本紙が報じた国会議員の発言は驚くほかなかった。「責任の行き着く先は、安倍晋三森喜朗という2人の首相になるから誰も鈴を付ける人がいない」
権力を握った者がにらみをきかせれば、無理が通る――。露呈したのは、首相や有力政治家が絶対君主のようにふるまい、たとえ同じ政党のメンバーでも異論を言えない。そんな日本の政界の有り様である。
■民意軽視が常態化
世論に押された末の今回の決定は、安倍流政治の行き詰まりも物語っている。
競技場問題が迷走した過程で一貫していたのは、異論を遠ざける姿勢だった。政策決定の責任者たちが、国民の声に耳をふさぐことが常態化している問題は深刻だ。
「デザインが景観にそぐわない」「巨大すぎる」「工費が膨れあがりかねない」。国際コンペで採用されたデザインについては当初から、建築界や市民団体から異論が噴出していた。
昨年5月に基本設計案を了承した時も含め、見直す機会は何度もあった。デザインが決まったのは「民主党政権のときだ」と下村文科相は責任転嫁めいた釈明もした。
だが、ことごとく引き返すチャンスを逃してきたのは安倍政権だったことを猛省すべきだ。
■安保と原発にも通底
民意を顧みず、説明責任を避け、根拠薄弱なまま将来にわたる国策の決定を強行する――。
それは競技場問題に限った話ではない。国民が重大な関心を寄せる安保関連法案や、原発関連行政にも通底する特徴だ。
首相や閣僚らが意味不明な国会答弁を重ね、国民の疑問は置き去りにされている安保法案。国民の安全に関する最終責任がどこにあるのか見えないまま、再稼働に突き進もうとしている原発の問題。

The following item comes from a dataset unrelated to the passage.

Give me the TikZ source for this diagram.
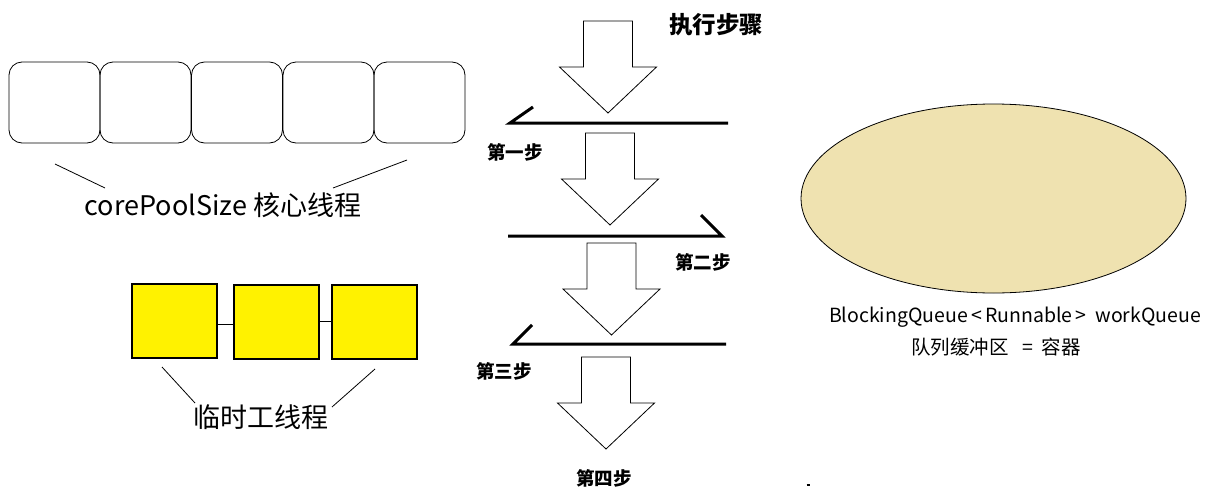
\documentclass[tikz,border=0pt]{standalone}
\usepackage{fontspec}
\setmainfont{Noto Sans CJK SC}
\usetikzlibrary{shapes.geometric}
\definecolor{tempyellow}{RGB}{255,242,0}
\definecolor{queuefill}{RGB}{239,226,176}
\begin{document}
\begin{tikzpicture}[x=1pt,y=-1pt,
  corebox/.style={draw, line width=0.8pt, rounded corners=13pt, minimum width=91pt, minimum height=81pt, inner sep=0pt},
  tempbox/.style={draw, line width=1.2pt, fill=tempyellow, minimum width=85pt, minimum height=74pt, inner sep=0pt},
  bigtext/.style={font=\fontsize{27}{32}\selectfont, inner sep=0pt},
  steplabel/.style={font=\fontsize{18.5}{22}\selectfont\bfseries, inner sep=0pt},
  qtext/.style={font=\fontsize{19.5}{23}\selectfont, inner sep=0pt},
  thinline/.style={line width=0.8pt},
  stepline/.style={line width=3pt},
  bigarrow/.pic={\draw[line width=0.8pt, fill=white] (-24.5,0) -- (24.5,0) -- (24.5,46) -- (48.5,46) -- (0,92) -- (-48.5,46) -- (-24.5,46) -- cycle;}
]
\path[use as bounding box, fill=white] (0,0) rectangle (1210,498);

% core threads
\node[corebox] (c1) at (54.5,102.5) {};
\node[corebox] (c2) at (145.5,102.5) {};
\node[corebox] (c3) at (237,102.5) {};
\node[corebox] (c4) at (328.5,102.5) {};
\node[corebox] (c5) at (419.5,102.5) {};
\node[bigtext] (core) at (223,205) {corePoolSize 核心线程};
\coordinate (cl) at (55,164);
\coordinate (cr) at (407,160);
\draw[thinline] (cl) -- (105,188);
\draw[thinline] (cr) -- (333,188);

% temporary threads
\node[tempbox] (t1) at (174.5,321) {};
\node[tempbox] (t2) at (276.5,322) {};
\node[tempbox] (t3) at (374.5,322) {};
\draw[thinline] (t1.east |- 0,324) -- (t2.west |- 0,324);
\draw[thinline] (t2.east |- 0,321) -- (t3.west |- 0,321);
\node[bigtext] (temp) at (261,417) {临时工线程};
\coordinate (tl) at (162,367);
\coordinate (tr) at (375,369);
\draw[thinline] (tl) -- (195,403);
\draw[thinline] (tr) -- (332,407);

% execution steps
\node[font=\fontsize{23.5}{28}\selectfont\bfseries, inner sep=0pt] (title) at (716,25) {执行步骤};
\pic at (608,21) {bigarrow};
\pic at (610,133) {bigarrow};
\pic at (611.5,243) {bigarrow};
\pic at (606,357) {bigarrow};

\coordinate (l1a) at (510,123);
\coordinate (l1b) at (728,123);
\draw[stepline] (l1b) -- (l1a) -- (533,107);
\node[steplabel] (s1) at (515,152) {第一步};

\coordinate (l2a) at (508,236);
\coordinate (l2b) at (722,236);
\draw[stepline] (l2a) -- (l2b) -- (701,215);
\node[steplabel] (s2) at (703,262) {第二步};

\coordinate (l3a) at (513,344);
\coordinate (l3b) at (726,344);
\draw[stepline] (l3b) -- (l3a) -- (532,325);
\node[steplabel] (s3) at (504,371) {第三步};

\node[steplabel] (s4) at (604,478) {第四步};

% work queue
\node[draw, line width=0.8pt, fill=queuefill, ellipse, minimum width=385pt, minimum height=189pt, inner sep=0pt] (queue) at (993.5,198.5) {};
\node[qtext] (qname) at (1015,317) {BlockingQueue\,<\,Runnable\,>\ \ workQueue};
\node[qtext] (qdesc) at (996,347) {队列缓冲区\ \ \ =\ \ 容器};

\draw[line width=1.2pt] (806.5,485) -- (809.5,485);
\end{tikzpicture}
\end{document}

そのいずれでも国民の多数がはっきりと強い懸念を示している。国民の命と安全に直結する問題だというのに、首相は国会での数の力で押し通し、異論に敬意を払おうとしない。
政治権力者が民意に耳をふさぐなら、学者や市民の異議申し立てが熱を帯びるのは当然だ。これ以上、政治と国民の距離を広げてはならない。
急に競技場計画を見直す理由として、首相は「主役は国民一人ひとり、アスリートの皆さんです」と語った。ならば安保も原発も、あらゆる政治課題でも、主役は国民一人ひとりであることを悟るべきだ。
今回の競技場問題から、くむべき教訓は広く、重い。